List available zones

curl -X POST --insecure 'https://your-server/dns/api.php' -d 'action=list_zones' -c cookies -b cookies

Manipulating DNS records

Display all records in a zone

curl -X POST --insecure 'https://your-server/dns/api.php' -d 'action=list_records&zone=domain.org' -c cookies -b cookies

Display single record

curl -X POST --insecure 'https://your-server/dns/api.php' -d 'action=get_record&record=test.domain.org' -c cookies -b cookies

Create a new record

In versions older than 1.6 you had to explicitly specify which zone you want to work in, since 1.6 this parameter is optional and if not provided, DNS tool will automatically lookup the name of correct zone from its configuration. You can still provide zone name in case that you want to modify records in parent zone, that are hidden by subzone (for example when you create a subzone and you need to delete all subzone records in parent zone).

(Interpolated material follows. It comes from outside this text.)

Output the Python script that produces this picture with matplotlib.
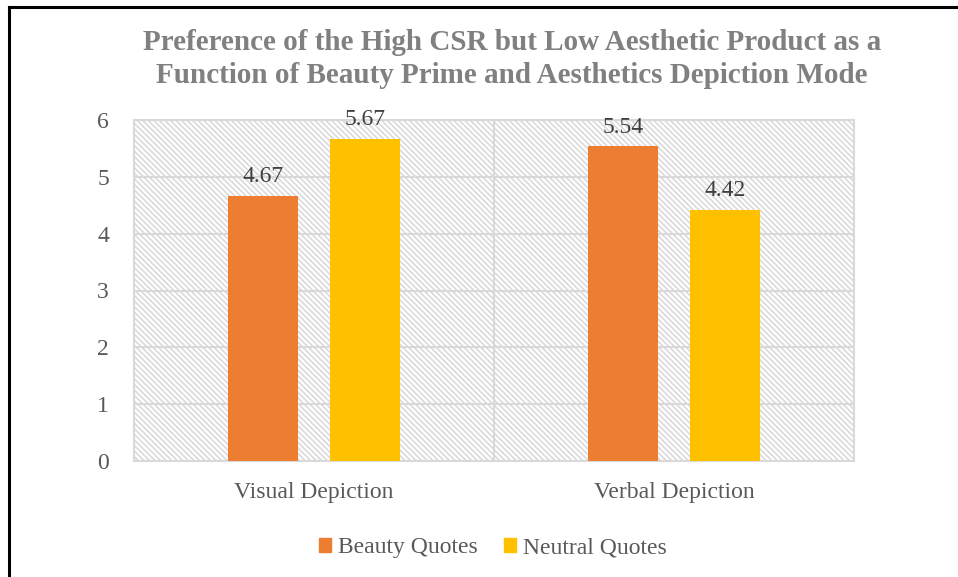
import numpy as np
import matplotlib.pyplot as plt
from matplotlib.patches import Rectangle
from matplotlib.lines import Line2D

plt.rcParams['font.family'] = ['Liberation Serif', 'DejaVu Serif']
plt.rcParams['hatch.linewidth'] = 1.2

categories = ['Visual Depiction', 'Verbal Depiction']
series_names = ['Beauty Quotes', 'Neutral Quotes']
beauty = [4.67, 5.54]
neutral = [5.67, 4.42]
colors = ['#ED7D31', '#FFC000']
yticks = [0, 1, 2, 3, 4, 5, 6]

grid_col = '#d9d9d9'
text_col = '#595959'

fig = plt.figure(figsize=(9.58, 5.77), dpi=100)
ax = fig.add_axes([134 / 958, 1 - 461 / 577, 720 / 958, 341 / 577])

# hatched plot area, ~8 px between diagonals
ax.add_patch(Rectangle((0, 0), 1, 1, transform=ax.transAxes, facecolor='white',
                       edgecolor='#dadada', hatch=chr(92) * 6, linewidth=0, zorder=0))

x = np.arange(len(categories))
w = 0.195
off = 0.141
for i, (vals, name) in enumerate(zip([beauty, neutral], series_names)):
    pos = x + (off if i else -off)
    bars = ax.bar(pos, vals, width=w, color=colors[i], zorder=3, label=name)
    for b, v in zip(bars, vals):
        ax.text(b.get_x() + b.get_width() / 2, v + 0.15, f'{v:.2f}', ha='center',
                va='bottom', fontsize=17, color='#404040', zorder=4)

ax.set_xlim(-0.5, 1.5)
ax.set_ylim(0, 6)
ax.set_yticks(yticks)
ax.set_xticks(x)
ax.set_xticklabels(categories)
ax.tick_params(axis='both', length=0, labelsize=17, labelcolor=text_col)
ax.tick_params(axis='y', pad=18)
ax.tick_params(axis='x', pad=15)
ax.grid(axis='y', color=grid_col, linewidth=1.5, zorder=1)
ax.set_axisbelow(True)
ax.axvline(0.5, color=grid_col, linewidth=1.5, zorder=1)
for s in ax.spines.values():
    s.set_color(grid_col)
    s.set_linewidth(1.5)

fig.text(512 / 958, 1 - 59 / 577, 'Preference of the High CSR but Low Aesthetic Product as a\n'
         'Function of Beauty Prime and Aesthetics Depiction Mode',
         ha='center', va='center', fontsize=21, fontweight='bold', color='#808080',
         linespacing=1.28)

handles = [Rectangle((0, 0), 1, 1, color=c) for c in colors]
fig.legend(handles, series_names, loc='center', bbox_to_anchor=(493 / 958, 1 - 548 / 577),
           ncol=2, frameon=False, fontsize=17, handlelength=0.5, handleheight=0.5,
           handletextpad=0.3, columnspacing=1.1, labelcolor=text_col)

# figure border (left and top only)
fig.add_artist(Line2D([9 / 958, 9 / 958], [0, 1 - 7 / 577], color='black', linewidth=2.2,
                      transform=fig.transFigure))
fig.add_artist(Line2D([9 / 958, 1], [1 - 7 / 577, 1 - 7 / 577], color='black', linewidth=2.2,
                      transform=fig.transFigure))

fig.savefig('out.png', dpi=100)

curl -X POST --insecure 'https://your-server/dns/api.php' -d 'action=create_record&zone=domain.org&record=test&ttl=1&type=A&value=1.2.3.4' -c cookies -b cookies
Since version 1.6.0 you can also do this:
curl -X POST --insecure 'https://your-server/dns/api.php' -d 'action=create_record&record=test.domain.org&ttl=1&type=A&value=1.2.3.4' -c cookies -b cookies

Delete a record

When deleting a record, you need to provide all the details (value, TTL, etc.) - because it's possible to have multiple records with same name. Running delete with nsupdate without specifying all details would delete unspecified / random (probably first) record only from DNS server.

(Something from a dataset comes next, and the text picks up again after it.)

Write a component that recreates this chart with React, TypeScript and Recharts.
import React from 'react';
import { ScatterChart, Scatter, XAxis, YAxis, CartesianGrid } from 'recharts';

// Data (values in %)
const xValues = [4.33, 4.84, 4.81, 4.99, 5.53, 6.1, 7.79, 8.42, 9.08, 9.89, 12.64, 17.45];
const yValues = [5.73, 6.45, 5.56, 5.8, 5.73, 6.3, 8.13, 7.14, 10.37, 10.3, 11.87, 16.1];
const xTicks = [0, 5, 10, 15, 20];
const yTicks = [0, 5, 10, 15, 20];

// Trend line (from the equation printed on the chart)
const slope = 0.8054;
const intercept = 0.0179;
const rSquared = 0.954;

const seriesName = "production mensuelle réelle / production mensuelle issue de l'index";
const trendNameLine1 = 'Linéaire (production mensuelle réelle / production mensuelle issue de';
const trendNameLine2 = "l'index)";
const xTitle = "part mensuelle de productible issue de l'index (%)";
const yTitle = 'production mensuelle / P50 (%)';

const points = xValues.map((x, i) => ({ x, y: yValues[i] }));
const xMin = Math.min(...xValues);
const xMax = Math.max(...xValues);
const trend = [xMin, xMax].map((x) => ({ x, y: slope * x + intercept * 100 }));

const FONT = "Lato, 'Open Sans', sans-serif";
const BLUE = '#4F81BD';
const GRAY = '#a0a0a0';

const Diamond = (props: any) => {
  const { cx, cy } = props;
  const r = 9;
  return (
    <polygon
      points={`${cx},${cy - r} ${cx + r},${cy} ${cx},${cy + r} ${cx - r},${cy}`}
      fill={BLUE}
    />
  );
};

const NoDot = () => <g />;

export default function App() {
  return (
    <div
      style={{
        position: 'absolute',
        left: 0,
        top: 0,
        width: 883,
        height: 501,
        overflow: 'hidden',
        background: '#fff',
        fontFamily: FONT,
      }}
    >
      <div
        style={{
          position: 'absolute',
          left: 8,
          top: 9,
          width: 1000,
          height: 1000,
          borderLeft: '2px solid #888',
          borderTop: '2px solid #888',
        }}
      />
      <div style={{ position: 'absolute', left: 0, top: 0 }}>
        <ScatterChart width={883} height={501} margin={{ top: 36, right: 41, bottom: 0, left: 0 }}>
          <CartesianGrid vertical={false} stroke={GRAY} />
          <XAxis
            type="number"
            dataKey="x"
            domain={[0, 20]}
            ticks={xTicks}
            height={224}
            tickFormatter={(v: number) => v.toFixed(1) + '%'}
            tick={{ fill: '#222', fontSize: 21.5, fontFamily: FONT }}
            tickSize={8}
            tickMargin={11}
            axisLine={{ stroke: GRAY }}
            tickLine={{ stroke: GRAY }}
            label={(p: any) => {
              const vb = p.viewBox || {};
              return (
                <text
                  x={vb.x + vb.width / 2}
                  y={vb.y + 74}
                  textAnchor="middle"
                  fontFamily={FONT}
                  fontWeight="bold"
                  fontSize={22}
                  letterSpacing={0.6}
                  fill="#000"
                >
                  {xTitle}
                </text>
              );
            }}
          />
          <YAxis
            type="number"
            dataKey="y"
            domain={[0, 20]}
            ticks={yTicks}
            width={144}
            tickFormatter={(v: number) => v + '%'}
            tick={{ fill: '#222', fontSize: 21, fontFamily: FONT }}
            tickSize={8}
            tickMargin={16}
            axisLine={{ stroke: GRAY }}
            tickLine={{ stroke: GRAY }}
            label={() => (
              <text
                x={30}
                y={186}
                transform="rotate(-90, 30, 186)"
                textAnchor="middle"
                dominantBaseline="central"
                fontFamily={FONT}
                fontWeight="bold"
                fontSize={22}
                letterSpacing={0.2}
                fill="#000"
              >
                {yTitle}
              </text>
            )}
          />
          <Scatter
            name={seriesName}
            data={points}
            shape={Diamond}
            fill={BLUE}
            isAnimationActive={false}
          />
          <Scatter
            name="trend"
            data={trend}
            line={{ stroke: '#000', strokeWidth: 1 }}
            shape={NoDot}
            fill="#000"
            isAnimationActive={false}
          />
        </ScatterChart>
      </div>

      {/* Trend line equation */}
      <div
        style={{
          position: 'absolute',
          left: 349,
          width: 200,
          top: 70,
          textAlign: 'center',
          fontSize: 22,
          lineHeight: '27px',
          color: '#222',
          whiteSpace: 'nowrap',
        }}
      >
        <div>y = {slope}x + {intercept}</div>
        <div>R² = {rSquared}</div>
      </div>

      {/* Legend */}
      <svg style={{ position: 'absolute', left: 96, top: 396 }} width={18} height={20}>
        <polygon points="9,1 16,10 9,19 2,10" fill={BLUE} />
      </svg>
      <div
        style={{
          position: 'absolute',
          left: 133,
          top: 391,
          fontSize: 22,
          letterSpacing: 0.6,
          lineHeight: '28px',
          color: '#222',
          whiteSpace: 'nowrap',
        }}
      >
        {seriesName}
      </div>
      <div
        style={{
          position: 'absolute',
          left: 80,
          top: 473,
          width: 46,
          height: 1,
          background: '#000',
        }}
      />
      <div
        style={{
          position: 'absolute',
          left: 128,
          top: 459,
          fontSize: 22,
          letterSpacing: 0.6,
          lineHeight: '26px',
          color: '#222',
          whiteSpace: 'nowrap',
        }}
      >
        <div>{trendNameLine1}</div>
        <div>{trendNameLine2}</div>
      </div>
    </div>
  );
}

For that reason you have to explicitly specify all details.

curl -X POST --insecure 'https://your-server/dns/api.php' -d 'action=delete_record&record=test.domain.org&ttl=1&type=A&value=1.2.3.4' -c cookies -b cookies
Since version 1.6.0 parameter zone doesn't need to be specified, you can provide record in form of FQDN instead

Replace a record

Unlike calling 2 separate calls to delete and create a record, you can take advantage of replace_record in order to perform change in a single nsupdate transaction - that way you can ensure that there will be no moment of record absence. This is a recommended way to change DNS records and it behaves identically to "edit record" function available in UI

To replace a record you must provide its current FQDN (or key + zone), type, TTL and new value. All other values are optional, for example if you want to rename the key, you don't have to provide the value (provided there is only 1 unique key, not multiple same keys, for example used in round-robin setup), or if you want to replace the value, you don't need to provide new key name, as it remains the same.

When changing record you can change following:

  • Key name (within same zone - cross-zone operations are not supported, for that you have to use 2 individual API calls)
  • Record type
  • Record TTL
  • Record value

You can also request to automatically modify associated PTR records, this option only works if new or old (or both) types of record are A records.